Transporte aéreo de cocaína não havia parado
Mesmo com a prisão, em setembro de 2015, de uma das principais organizações criminosas que atuavam no tráfico de drogas no Ceará e realizava o transporte aéreo de cocaína, este tipo de operação não teria cessado, conforme o delegado federal Yuri de Santana. Segundo ele, não terem acontecido apreensões de aeronaves nos últimos dois anos no Estado não significa que as quadrilhas tivessem parado de investir neste transporte."O transporte aéreo não cessou. As principais rotas são as mesmas. É muito difícil conseguir identificar esses aviões. Era preciso ter um sistema de radar aqui no Estado para conseguir identificar todas os aeronaves que entram. Nem usando outras aeronaves no patrulhamento seria possível fiscalizar tudo, porque o espaço é enorme", explicou o titular da DRE.

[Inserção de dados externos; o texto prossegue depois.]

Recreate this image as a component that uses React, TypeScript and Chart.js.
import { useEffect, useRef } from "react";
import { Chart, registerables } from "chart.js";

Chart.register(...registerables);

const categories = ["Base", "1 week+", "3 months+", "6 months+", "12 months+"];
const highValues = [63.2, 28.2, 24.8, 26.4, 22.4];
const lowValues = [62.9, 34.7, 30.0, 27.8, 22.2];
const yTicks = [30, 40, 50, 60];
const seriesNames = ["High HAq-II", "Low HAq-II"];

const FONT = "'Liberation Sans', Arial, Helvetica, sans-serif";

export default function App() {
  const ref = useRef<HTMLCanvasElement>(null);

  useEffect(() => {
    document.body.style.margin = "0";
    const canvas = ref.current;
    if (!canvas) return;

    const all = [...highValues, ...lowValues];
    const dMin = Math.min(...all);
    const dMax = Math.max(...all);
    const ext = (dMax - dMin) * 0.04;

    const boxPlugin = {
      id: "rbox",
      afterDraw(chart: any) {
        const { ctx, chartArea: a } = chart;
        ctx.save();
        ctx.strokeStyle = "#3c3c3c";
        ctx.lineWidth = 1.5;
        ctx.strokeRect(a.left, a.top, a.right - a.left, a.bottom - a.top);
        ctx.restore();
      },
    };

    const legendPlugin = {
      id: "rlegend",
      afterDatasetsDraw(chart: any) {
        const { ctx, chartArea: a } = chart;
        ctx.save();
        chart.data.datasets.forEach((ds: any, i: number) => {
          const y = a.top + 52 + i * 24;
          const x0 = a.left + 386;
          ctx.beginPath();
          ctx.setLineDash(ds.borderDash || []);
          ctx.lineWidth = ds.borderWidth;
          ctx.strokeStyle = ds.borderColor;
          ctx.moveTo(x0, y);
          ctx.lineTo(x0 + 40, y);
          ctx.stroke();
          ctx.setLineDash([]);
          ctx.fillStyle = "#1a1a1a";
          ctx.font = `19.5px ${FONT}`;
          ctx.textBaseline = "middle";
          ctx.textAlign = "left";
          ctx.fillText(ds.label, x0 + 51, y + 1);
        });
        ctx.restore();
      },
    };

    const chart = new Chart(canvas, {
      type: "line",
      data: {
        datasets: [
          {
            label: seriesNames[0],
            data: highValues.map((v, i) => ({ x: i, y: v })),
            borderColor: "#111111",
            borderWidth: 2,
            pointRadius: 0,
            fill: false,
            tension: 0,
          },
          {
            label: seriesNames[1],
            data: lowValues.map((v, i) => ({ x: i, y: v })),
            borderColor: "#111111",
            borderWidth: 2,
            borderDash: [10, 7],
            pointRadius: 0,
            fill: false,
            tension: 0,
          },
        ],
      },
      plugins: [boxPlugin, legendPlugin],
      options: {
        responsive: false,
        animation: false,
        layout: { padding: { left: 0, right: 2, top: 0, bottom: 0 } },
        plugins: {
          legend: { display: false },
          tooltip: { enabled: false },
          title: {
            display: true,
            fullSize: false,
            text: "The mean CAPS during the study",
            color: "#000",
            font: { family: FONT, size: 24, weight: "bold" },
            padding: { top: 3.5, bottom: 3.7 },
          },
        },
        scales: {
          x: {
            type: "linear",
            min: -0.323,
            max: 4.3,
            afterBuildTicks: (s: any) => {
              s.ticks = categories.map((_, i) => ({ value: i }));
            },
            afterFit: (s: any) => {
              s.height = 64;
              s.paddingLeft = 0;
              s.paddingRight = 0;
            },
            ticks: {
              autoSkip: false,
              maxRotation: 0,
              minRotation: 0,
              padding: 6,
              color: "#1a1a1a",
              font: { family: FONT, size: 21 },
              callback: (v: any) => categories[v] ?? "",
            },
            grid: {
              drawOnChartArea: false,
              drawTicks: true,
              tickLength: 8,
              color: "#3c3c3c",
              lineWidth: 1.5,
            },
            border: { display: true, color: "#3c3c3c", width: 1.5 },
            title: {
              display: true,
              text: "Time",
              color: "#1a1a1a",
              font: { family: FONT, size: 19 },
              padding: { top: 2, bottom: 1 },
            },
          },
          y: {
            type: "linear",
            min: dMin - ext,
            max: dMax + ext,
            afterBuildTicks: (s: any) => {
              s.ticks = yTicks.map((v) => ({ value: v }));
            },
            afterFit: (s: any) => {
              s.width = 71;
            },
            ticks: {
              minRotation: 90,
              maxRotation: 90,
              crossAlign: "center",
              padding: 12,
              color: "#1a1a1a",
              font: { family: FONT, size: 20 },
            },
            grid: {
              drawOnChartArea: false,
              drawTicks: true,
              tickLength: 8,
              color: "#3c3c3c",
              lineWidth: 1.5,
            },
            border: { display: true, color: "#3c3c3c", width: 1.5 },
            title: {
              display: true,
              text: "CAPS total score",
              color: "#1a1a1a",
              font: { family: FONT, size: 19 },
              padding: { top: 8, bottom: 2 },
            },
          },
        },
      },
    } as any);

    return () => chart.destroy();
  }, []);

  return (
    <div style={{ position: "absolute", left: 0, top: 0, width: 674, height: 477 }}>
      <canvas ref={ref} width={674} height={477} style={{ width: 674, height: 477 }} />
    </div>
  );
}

Segundo Santana, é prematuro afirmar que há uma relação entre este e os aviões apreendidos anteriormente, mas é possível que exista alguma ligação. "Acredito em uma relação. Há elementos que apontam para uma ligação deste caso com pessoas que estavam envolvidas com outros aviões e carregamentos apreendidos".
'Cardume'
Em setembro de 2015, a Polícia Federal deflagrou a 'Operação Cardume', que desarticulou a organização criminosa que estaria por trás dos dois carregamentos de droga que foram apreendidos no Estado, em monomotores, naquele ano. A quadrilha chegou a movimentar 300Kg de cocaína e R$ 6 milhões por mês.

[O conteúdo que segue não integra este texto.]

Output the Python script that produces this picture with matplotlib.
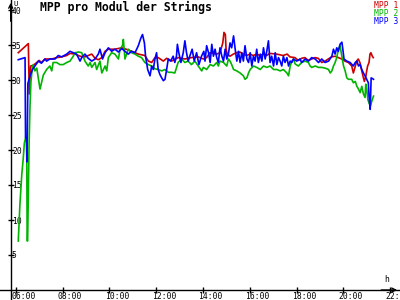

O bando era dividido em núcleos e conseguia negociar a cocaína com traficantes da Bolívia, distribuir a droga e lavar o dinheiro conseguido no mercado legal dos estados do Ceará e do Rio Grande do Norte. Os 26 réus presos na operação aguardam julgamento. O processo que tramita na Justiça Federal do Ceará está concluso para sentença desde junho deste ano.
Paulo Diego Silva Araújo, um dos líderes da organização, que era custodiado na Penitenciária Federal de Porto Velho, retornou ao Ceará e atualmente está em uma penitenciária comum.